■ **SET EXERCISE**: Exactly repeat the material, dropping only the pictures.

■ **DATA**:
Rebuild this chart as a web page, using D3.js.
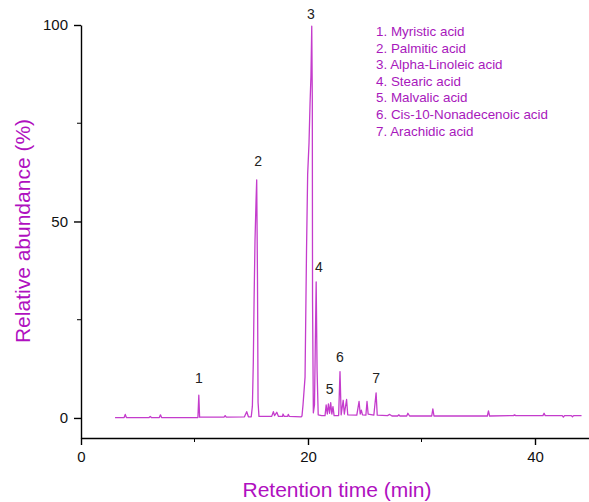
<!DOCTYPE html>
<html>
<head>
<meta charset="utf-8">
<script src="https://cdn.jsdelivr.net/npm/d3@7"></script>
<style>
  body { margin: 0; background: #fff; }
  svg text { font-family: "Liberation Sans", Arial, sans-serif; }
</style>
</head>
<body>
<div id="chart"></div>
<script>
// chromatogram trace: retention time (min) and relative abundance (%)
var retentionTime = [
  3.0, 3.8, 3.9, 4.0, 6.0, 6.1, 6.2, 6.9, 7.0, 7.1, 9.0, 10.3, 10.38, 10.45,
  12.0, 12.6, 12.7, 12.8, 14.4, 14.6, 14.75, 15.0,
  15.1, 15.18, 15.25, 15.33, 15.42, 15.48, 15.55, 15.6, 15.68,
  16.8, 16.95, 17.05, 17.25, 17.4, 17.75, 17.8, 17.9, 18.2, 18.26, 18.35, 19.4,
  19.47, 19.56, 19.74, 19.87, 19.97, 20.09, 20.18, 20.26, 20.33, 20.38, 20.4, 20.47,
  20.57, 20.72, 20.8, 20.9,
  21.2, 21.5, 21.6, 21.7, 21.8, 21.9, 22.0, 22.1, 22.2, 22.3,
  22.7, 22.82, 22.92, 23.1, 23.2, 23.4, 23.5,
  24.3, 24.5, 24.6, 24.7, 24.8, 25.1, 25.2, 25.3, 25.8, 26.0, 26.1,
  27.0, 27.2, 27.4, 27.9, 28.0, 28.1, 28.7, 28.8, 28.95,
  30.9, 31.0, 31.1, 35.8, 35.9, 36.0, 38.1, 38.2, 38.3,
  40.7, 40.8, 40.9, 42.4, 42.5, 42.6, 43.2, 43.3, 43.4, 44.1
];
var abundance = [
  0.1, 0.1, 0.9, 0.1, 0.1, 0.4, 0.1, 0.1, 0.8, 0.1, 0.1, 0.1, 5.8, 0.2,
  0.2, 0.2, 0.6, 0.2, 0.3, 1.6, 0.3, 0.3,
  3.0, 14, 30, 45, 55, 60.6, 35, 4, 0.4,
  0.4, 1.6, 0.6, 1.45, 0.4, 0.4, 1.0, 0.4, 0.4, 0.9, 0.4, 0.3,
  0.5, 3.3, 10.4, 42.7, 62, 70, 80, 87, 99.7, 81, 30, 1.3,
  3.3, 34.6, 12, 0.8,
  0.6, 0.6, 3.3, 1.0, 3.6, 1.2, 3.9, 1.0, 2.9, 0.6,
  0.6, 11.8, 0.8, 4.5, 1.0, 4.7, 0.8,
  0.7, 4.2, 1.0, 2.0, 0.8, 0.7, 4.2, 1.0, 0.7, 6.4, 0.7,
  0.6, 0.9, 0.5, 0.5, 0.8, 0.5, 0.5, 1.2, 0.5,
  0.5, 2.3, 0.5, 0.5, 1.8, 0.5, 0.6, 0.8, 0.6,
  0.6, 1.2, 0.6, 0.6, 0.2, 0.6, 0.6, 0.3, 0.6, 0.6
];

// numbered peaks: label, retention time, height of the label
var peakNumbers = ["1", "2", "3", "4", "5", "6", "7"];
var peakTimes = [10.38, 15.6, 20.26, 20.95, 21.9, 22.82, 26.0];
var peakLabelLevels = [8.8, 64.2, 101.6, 37.2, 6.0, 14.2, 9.0];

var compoundNames = [
  "Myristic acid",
  "Palmitic acid",
  "Alpha-Linoleic acid",
  "Stearic acid",
  "Malvalic acid",
  "Cis-10-Nonadecenoic acid",
  "Arachidic acid"
];

var xMajorTicks = [0, 20, 40];
var xMinorTicks = [10, 30];
var yMajorTicks = [0, 50, 100];
var yMinorTicks = [25, 75];

var initialWidth = 589,
    initialHeight = 502;
var margin = { top: 25, left: 81, bottom: 64, right: 0 };
var height = initialHeight - margin.top - margin.bottom;

var lineColor = "#c43ccc";
var textColor = "#b010c0";
var legendColor = "#a818bc";

var svg = d3.select("#chart").append("svg")
    .attr("width", initialWidth)
    .attr("height", initialHeight);

var x = d3.scaleLinear()
    .domain([0, 45])
    .range([margin.left, margin.left + 45 * 11.35]);

var y = d3.scaleLinear()
    .domain([-5.1, 100])
    .range([margin.top + height, margin.top]);

var trace = retentionTime.map(function(t, i) { return [t, abundance[i]]; });

svg.append("path")
    .datum(trace)
    .attr("fill", "none")
    .attr("stroke", lineColor)
    .attr("stroke-width", 1.3)
    .attr("stroke-linejoin", "round")
    .attr("d", d3.line().x(d => x(d[0])).y(d => y(d[1])));

// axes
var xAxisG = svg.append("g")
    .attr("transform", "translate(0," + y(-5.1) + ")")
    .call(d3.axisBottom(x).tickValues(xMajorTicks).tickSize(7).tickSizeOuter(0).tickPadding(6));

xAxisG.selectAll(".minor")
    .data(xMinorTicks)
    .join("line")
    .attr("class", "minor")
    .attr("x1", d => x(d)).attr("x2", d => x(d))
    .attr("y1", 0).attr("y2", 4)
    .attr("stroke", "#000");

var yAxisG = svg.append("g")
    .attr("transform", "translate(" + margin.left + ",0)")
    .call(d3.axisLeft(y).tickValues(yMajorTicks).tickSize(7).tickSizeOuter(0).tickPadding(6));

yAxisG.selectAll(".minor")
    .data(yMinorTicks)
    .join("line")
    .attr("class", "minor")
    .attr("y1", d => y(d)).attr("y2", d => y(d))
    .attr("x1", 0).attr("x2", -4)
    .attr("stroke", "#000");

svg.selectAll(".domain, .tick line")
    .attr("stroke", "#000")
    .attr("stroke-width", 1.4);

svg.selectAll(".tick text")
    .style("font-size", "15px")
    .style("fill", "#111")
    .style("font-family", "'Liberation Sans', Arial, sans-serif");

// axis titles
svg.append("text")
    .attr("x", 337)
    .attr("y", 497)
    .attr("text-anchor", "middle")
    .style("font-size", "21px")
    .style("fill", textColor)
    .text("Retention time (min)");

svg.append("text")
    .attr("transform", "translate(30,231) rotate(-90)")
    .attr("text-anchor", "middle")
    .style("font-size", "21px")
    .style("fill", textColor)
    .text("Relative abundance (%)");

// peak numbers
svg.selectAll(".peak-label")
    .data(peakNumbers)
    .join("text")
    .attr("class", "peak-label")
    .attr("x", (d, i) => x(peakTimes[i]))
    .attr("y", (d, i) => y(peakLabelLevels[i]))
    .attr("text-anchor", "middle")
    .style("font-size", "14px")
    .style("fill", "#222")
    .text(d => d);

// legend of compounds
svg.selectAll(".legend")
    .data(compoundNames)
    .join("text")
    .attr("class", "legend")
    .attr("x", 376)
    .attr("y", (d, i) => 36 + i * 16.6)
    .style("font-size", "13.4px")
    .style("fill", legendColor)
    .text((d, i) => peakNumbers[i] + ". " + d);
</script>
</body>
</html>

■ **CORRECT OUTPUT**:
Rebuild this chart as a web page, using D3.js.
<!DOCTYPE html>
<html>
<head>
<meta charset="utf-8">
<script src="https://cdn.jsdelivr.net/npm/d3@7"></script>
<style>
  body { margin: 0; background: #fff; }
  svg text { font-family: "Liberation Sans", Arial, sans-serif; }
</style>
</head>
<body>
<div id="chart"></div>
<script>
// chromatogram trace: retention time (min) and relative abundance (%)
var retentionTime = [
  3.0, 3.8, 3.9, 4.0, 6.0, 6.1, 6.2, 6.9, 7.0, 7.1, 9.0, 10.3, 10.38, 10.45,
  12.0, 12.6, 12.7, 12.8, 14.4, 14.6, 14.75, 15.0,
  15.1, 15.18, 15.25, 15.33, 15.42, 15.48, 15.55, 15.6, 15.68,
  16.8, 16.95, 17.05, 17.25, 17.4, 17.75, 17.8, 17.9, 18.2, 18.26, 18.35, 19.4,
  19.47, 19.56, 19.74, 19.87, 19.97, 20.09, 20.18, 20.26, 20.33, 20.38, 20.4, 20.47,
  20.57, 20.72, 20.8, 20.9,
  21.2, 21.5, 21.6, 21.7, 21.8, 21.9, 22.0, 22.1, 22.2, 22.3,
  22.7, 22.82, 22.92, 23.1, 23.2, 23.4, 23.5,
  24.3, 24.5, 24.6, 24.7, 24.8, 25.1, 25.2, 25.3, 25.8, 26.0, 26.1,
  27.0, 27.2, 27.4, 27.9, 28.0, 28.1, 28.7, 28.8, 28.95,
  30.9, 31.0, 31.1, 35.8, 35.9, 36.0, 38.1, 38.2, 38.3,
  40.7, 40.8, 40.9, 42.4, 42.5, 42.6, 43.2, 43.3, 43.4, 44.1
];
var abundance = [
  0.1, 0.1, 0.9, 0.1, 0.1, 0.4, 0.1, 0.1, 0.8, 0.1, 0.1, 0.1, 5.8, 0.2,
  0.2, 0.2, 0.6, 0.2, 0.3, 1.6, 0.3, 0.3,
  3.0, 14, 30, 45, 55, 60.6, 35, 4, 0.4,
  0.4, 1.6, 0.6, 1.45, 0.4, 0.4, 1.0, 0.4, 0.4, 0.9, 0.4, 0.3,
  0.5, 3.3, 10.4, 42.7, 62, 70, 80, 87, 99.7, 81, 30, 1.3,
  3.3, 34.6, 12, 0.8,
  0.6, 0.6, 3.3, 1.0, 3.6, 1.2, 3.9, 1.0, 2.9, 0.6,
  0.6, 11.8, 0.8, 4.5, 1.0, 4.7, 0.8,
  0.7, 4.2, 1.0, 2.0, 0.8, 0.7, 4.2, 1.0, 0.7, 6.4, 0.7,
  0.6, 0.9, 0.5, 0.5, 0.8, 0.5, 0.5, 1.2, 0.5,
  0.5, 2.3, 0.5, 0.5, 1.8, 0.5, 0.6, 0.8, 0.6,
  0.6, 1.2, 0.6, 0.6, 0.2, 0.6, 0.6, 0.3, 0.6, 0.6
];

// numbered peaks: label, retention time, height of the label
var peakNumbers = ["1", "2", "3", "4", "5", "6", "7"];
var peakTimes = [10.38, 15.6, 20.26, 20.95, 21.9, 22.82, 26.0];
var peakLabelLevels = [8.8, 64.2, 101.6, 37.2, 6.0, 14.2, 9.0];

var compoundNames = [
  "Myristic acid",
  "Palmitic acid",
  "Alpha-Linoleic acid",
  "Stearic acid",
  "Malvalic acid",
  "Cis-10-Nonadecenoic acid",
  "Arachidic acid"
];

var xMajorTicks = [0, 20, 40];
var xMinorTicks = [10, 30];
var yMajorTicks = [0, 50, 100];
var yMinorTicks = [25, 75];

var initialWidth = 589,
    initialHeight = 502;
var margin = { top: 25, left: 81, bottom: 64, right: 0 };
var height = initialHeight - margin.top - margin.bottom;

var lineColor = "#c43ccc";
var textColor = "#b010c0";
var legendColor = "#a818bc";

var svg = d3.select("#chart").append("svg")
    .attr("width", initialWidth)
    .attr("height", initialHeight);

var x = d3.scaleLinear()
    .domain([0, 45])
    .range([margin.left, margin.left + 45 * 11.35]);

var y = d3.scaleLinear()
    .domain([-5.1, 100])
    .range([margin.top + height, margin.top]);

var trace = retentionTime.map(function(t, i) { return [t, abundance[i]]; });

svg.append("path")
    .datum(trace)
    .attr("fill", "none")
    .attr("stroke", lineColor)
    .attr("stroke-width", 1.3)
    .attr("stroke-linejoin", "round")
    .attr("d", d3.line().x(d => x(d[0])).y(d => y(d[1])));

// axes
var xAxisG = svg.append("g")
    .attr("transform", "translate(0," + y(-5.1) + ")")
    .call(d3.axisBottom(x).tickValues(xMajorTicks).tickSize(7).tickSizeOuter(0).tickPadding(6));

xAxisG.selectAll(".minor")
    .data(xMinorTicks)
    .join("line")
    .attr("class", "minor")
    .attr("x1", d => x(d)).attr("x2", d => x(d))
    .attr("y1", 0).attr("y2", 4)
    .attr("stroke", "#000");

var yAxisG = svg.append("g")
    .attr("transform", "translate(" + margin.left + ",0)")
    .call(d3.axisLeft(y).tickValues(yMajorTicks).tickSize(7).tickSizeOuter(0).tickPadding(6));

yAxisG.selectAll(".minor")
    .data(yMinorTicks)
    .join("line")
    .attr("class", "minor")
    .attr("y1", d => y(d)).attr("y2", d => y(d))
    .attr("x1", 0).attr("x2", -4)
    .attr("stroke", "#000");

svg.selectAll(".domain, .tick line")
    .attr("stroke", "#000")
    .attr("stroke-width", 1.4);

svg.selectAll(".tick text")
    .style("font-size", "15px")
    .style("fill", "#111")
    .style("font-family", "'Liberation Sans', Arial, sans-serif");

// axis titles
svg.append("text")
    .attr("x", 337)
    .attr("y", 497)
    .attr("text-anchor", "middle")
    .style("font-size", "21px")
    .style("fill", textColor)
    .text("Retention time (min)");

svg.append("text")
    .attr("transform", "translate(30,231) rotate(-90)")
    .attr("text-anchor", "middle")
    .style("font-size", "21px")
    .style("fill", textColor)
    .text("Relative abundance (%)");

// peak numbers
svg.selectAll(".peak-label")
    .data(peakNumbers)
    .join("text")
    .attr("class", "peak-label")
    .attr("x", (d, i) => x(peakTimes[i]))
    .attr("y", (d, i) => y(peakLabelLevels[i]))
    .attr("text-anchor", "middle")
    .style("font-size", "14px")
    .style("fill", "#222")
    .text(d => d);

// legend of compounds
svg.selectAll(".legend")
    .data(compoundNames)
    .join("text")
    .attr("class", "legend")
    .attr("x", 376)
    .attr("y", (d, i) => 36 + i * 16.6)
    .style("font-size", "13.4px")
    .style("fill", legendColor)
    .text((d, i) => peakNumbers[i] + ". " + d);
</script>
</body>
</html>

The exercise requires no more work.